Task instructions | Give every line of the data again, unchanged, but with no pictures.

· · · ·

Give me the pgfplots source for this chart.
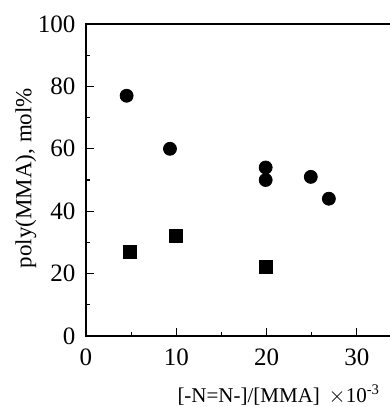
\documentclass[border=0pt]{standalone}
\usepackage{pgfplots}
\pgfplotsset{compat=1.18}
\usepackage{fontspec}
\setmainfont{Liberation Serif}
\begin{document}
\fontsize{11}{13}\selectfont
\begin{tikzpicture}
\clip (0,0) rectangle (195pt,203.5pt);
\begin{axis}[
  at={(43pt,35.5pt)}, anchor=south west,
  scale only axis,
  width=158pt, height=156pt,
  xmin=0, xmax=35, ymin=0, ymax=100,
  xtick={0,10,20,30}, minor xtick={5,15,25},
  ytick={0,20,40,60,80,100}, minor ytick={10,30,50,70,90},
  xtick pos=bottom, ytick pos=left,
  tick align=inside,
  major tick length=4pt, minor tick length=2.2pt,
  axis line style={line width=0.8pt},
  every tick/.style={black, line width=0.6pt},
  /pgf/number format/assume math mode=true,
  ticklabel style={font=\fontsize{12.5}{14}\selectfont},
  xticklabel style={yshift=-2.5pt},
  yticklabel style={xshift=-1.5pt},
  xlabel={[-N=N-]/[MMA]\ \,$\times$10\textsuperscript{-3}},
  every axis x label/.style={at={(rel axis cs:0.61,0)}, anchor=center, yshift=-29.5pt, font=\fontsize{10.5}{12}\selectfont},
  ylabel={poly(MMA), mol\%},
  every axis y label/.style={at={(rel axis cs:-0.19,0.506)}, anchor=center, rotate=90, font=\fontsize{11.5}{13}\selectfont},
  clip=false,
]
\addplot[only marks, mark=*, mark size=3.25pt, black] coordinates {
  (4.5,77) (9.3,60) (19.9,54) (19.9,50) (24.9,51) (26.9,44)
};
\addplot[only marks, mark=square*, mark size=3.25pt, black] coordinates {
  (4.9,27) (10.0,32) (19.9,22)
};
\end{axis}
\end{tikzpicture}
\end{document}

· · · ·

Answer to the exercise |
Give me the pgfplots source for this chart.
\documentclass[border=0pt]{standalone}
\usepackage{pgfplots}
\pgfplotsset{compat=1.18}
\usepackage{fontspec}
\setmainfont{Liberation Serif}
\begin{document}
\fontsize{11}{13}\selectfont
\begin{tikzpicture}
\clip (0,0) rectangle (195pt,203.5pt);
\begin{axis}[
  at={(43pt,35.5pt)}, anchor=south west,
  scale only axis,
  width=158pt, height=156pt,
  xmin=0, xmax=35, ymin=0, ymax=100,
  xtick={0,10,20,30}, minor xtick={5,15,25},
  ytick={0,20,40,60,80,100}, minor ytick={10,30,50,70,90},
  xtick pos=bottom, ytick pos=left,
  tick align=inside,
  major tick length=4pt, minor tick length=2.2pt,
  axis line style={line width=0.8pt},
  every tick/.style={black, line width=0.6pt},
  /pgf/number format/assume math mode=true,
  ticklabel style={font=\fontsize{12.5}{14}\selectfont},
  xticklabel style={yshift=-2.5pt},
  yticklabel style={xshift=-1.5pt},
  xlabel={[-N=N-]/[MMA]\ \,$\times$10\textsuperscript{-3}},
  every axis x label/.style={at={(rel axis cs:0.61,0)}, anchor=center, yshift=-29.5pt, font=\fontsize{10.5}{12}\selectfont},
  ylabel={poly(MMA), mol\%},
  every axis y label/.style={at={(rel axis cs:-0.19,0.506)}, anchor=center, rotate=90, font=\fontsize{11.5}{13}\selectfont},
  clip=false,
]
\addplot[only marks, mark=*, mark size=3.25pt, black] coordinates {
  (4.5,77) (9.3,60) (19.9,54) (19.9,50) (24.9,51) (26.9,44)
};
\addplot[only marks, mark=square*, mark size=3.25pt, black] coordinates {
  (4.9,27) (10.0,32) (19.9,22)
};
\end{axis}
\end{tikzpicture}
\end{document}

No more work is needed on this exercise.